#### [DIRECTIVE]
Retype only what runs from the beginning of the data through the line with "import pandas as pd"; please omit the pictures and keep every line exact.

#### [GIVEN INFORMATION]
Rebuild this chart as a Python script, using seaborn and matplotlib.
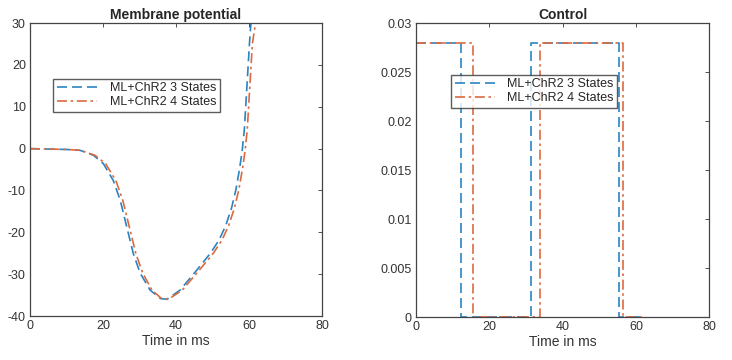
import seaborn as sns
import matplotlib.pyplot as plt
import pandas as pd

# membrane potential (mV) vs time (ms)
t_v3 = [0, 5, 10, 13.7, 17.4, 20.1, 22.8, 24.7, 26.5, 28.3, 30.2, 32.9, 35.7, 37.5, 41.1,
        45.7, 49.5, 51.8, 53.6, 55.2, 56.4, 57.4, 58.1, 58.7, 59.4, 60.1, 60.6]
v3 = [0, -0.1, -0.2, -0.4, -1.6, -3.6, -7.6, -12.3, -18.7, -25.1, -29.8, -33.8, -35.8, -36.0, -33.8,
      -29.0, -24.9, -21.8, -18.4, -14.2, -9.8, -4.8, -0.6, 4.5, 14.7, 25.0, 31.0]
t_v4 = [0, 5, 10, 13.9, 17.8, 20.7, 23.5, 25.4, 27.2, 29.0, 30.9, 33.4, 36.0, 37.9, 41.7,
        46.4, 50.3, 52.6, 54.4, 56.0, 57.2, 58.2, 58.9, 59.5, 60.2, 60.9, 61.6]
v4 = [0, -0.1, -0.2, -0.4, -1.6, -3.6, -7.6, -12.3, -18.7, -25.1, -29.8, -33.8, -35.8, -36.0, -33.8,
      -29.0, -24.9, -21.8, -18.4, -14.2, -9.8, -4.8, -0.6, 4.5, 14.7, 25.0, 29.0]

# control input (step signal)
t_u3 = [0, 12.3, 31.5, 55.3, 62]
u3 = [0.028, 0, 0.028, 0, 0]
t_u4 = [0, 15.7, 33.8, 56.6, 62]
u4 = [0.028, 0, 0.028, 0, 0]

labels = ["ML+ChR2 3 States", "ML+ChR2 4 States"]
c3 = "#2a84c2"
c4 = "#dd6a3f"
ls3 = (0, (6, 3))
ls4 = (0, (6, 2.2, 1.5, 2.2))

sns.set_style("white")
plt.rcParams['font.family'] = ['Liberation Sans', 'DejaVu Sans']
plt.rcParams['axes.unicode_minus'] = False

fig = plt.figure(figsize=(7.32, 3.6), dpi=100)
ax1 = fig.add_axes([0.041, 0.122, 0.399, 0.814])
ax2 = fig.add_axes([0.568, 0.119, 0.401, 0.817])

df_v3 = pd.DataFrame({"t": t_v3, "v": v3})
df_v4 = pd.DataFrame({"t": t_v4, "v": v4})
sns.lineplot(data=df_v3, x="t", y="v", ax=ax1, color=c3, linestyle=ls3, lw=1.2, label=labels[0])
sns.lineplot(data=df_v4, x="t", y="v", ax=ax1, color=c4, linestyle=ls4, lw=1.2, label=labels[1])
ax1.set_xlim(0, 80)
ax1.set_ylim(-40, 30)
ax1.set_yticks(range(-40, 31, 10))
ax1.set_title("Membrane potential", fontsize=10, fontweight="bold", pad=3)

df_u3 = pd.DataFrame({"t": t_u3, "u": u3})
df_u4 = pd.DataFrame({"t": t_u4, "u": u4})
sns.lineplot(data=df_u3, x="t", y="u", ax=ax2, color=c3, linestyle=ls3, lw=1.2,
             drawstyle="steps-post", label=labels[0])
sns.lineplot(data=df_u4, x="t", y="u", ax=ax2, color=c4, linestyle=ls4, lw=1.2,
             drawstyle="steps-post", label=labels[1])
ax2.set_xlim(0, 80)
ax2.set_ylim(0, 0.03)
ax2.set_yticks([0, 0.005, 0.01, 0.015, 0.02, 0.025, 0.03])
ax2.set_yticklabels(["0", "0.005", "0.01", "0.015", "0.02", "0.025", "0.03"])
ax2.set_title("Control", fontsize=10, fontweight="bold", pad=3)

for ax in (ax1, ax2):
    ax.set_xticks(range(0, 81, 20))
    ax.set_xlabel("Time in ms", fontsize=10, color="#333333", labelpad=1)
    ax.set_ylabel("")
    ax.tick_params(direction="in", length=3, width=0.6, top=True, right=True,
                   labelsize=9, colors="#333333", pad=3)
    for s in ax.spines.values():
        s.set_color("#444444")
        s.set_linewidth(0.9)

leg1 = ax1.legend(loc="upper left", bbox_to_anchor=(0.08, 0.81), fontsize=9, frameon=True,
                  fancybox=False, edgecolor="#333333", handlelength=3.2, borderpad=0.3,
                  labelspacing=0.15, handletextpad=1.0, borderaxespad=0)
leg2 = ax2.legend(loc="upper left", bbox_to_anchor=(0.12, 0.825), fontsize=9, frameon=True,
                  fancybox=False, edgecolor="#333333", handlelength=3.2, borderpad=0.3,
                  labelspacing=0.15, handletextpad=1.0, borderaxespad=0)
for leg in (leg1, leg2):
    leg.get_frame().set_linewidth(1.0)

fig.savefig("out.png", dpi=100)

#### [FINISHED ANSWER]
Rebuild this chart as a Python script, using seaborn and matplotlib.
import seaborn as sns
import matplotlib.pyplot as plt
import pandas as pd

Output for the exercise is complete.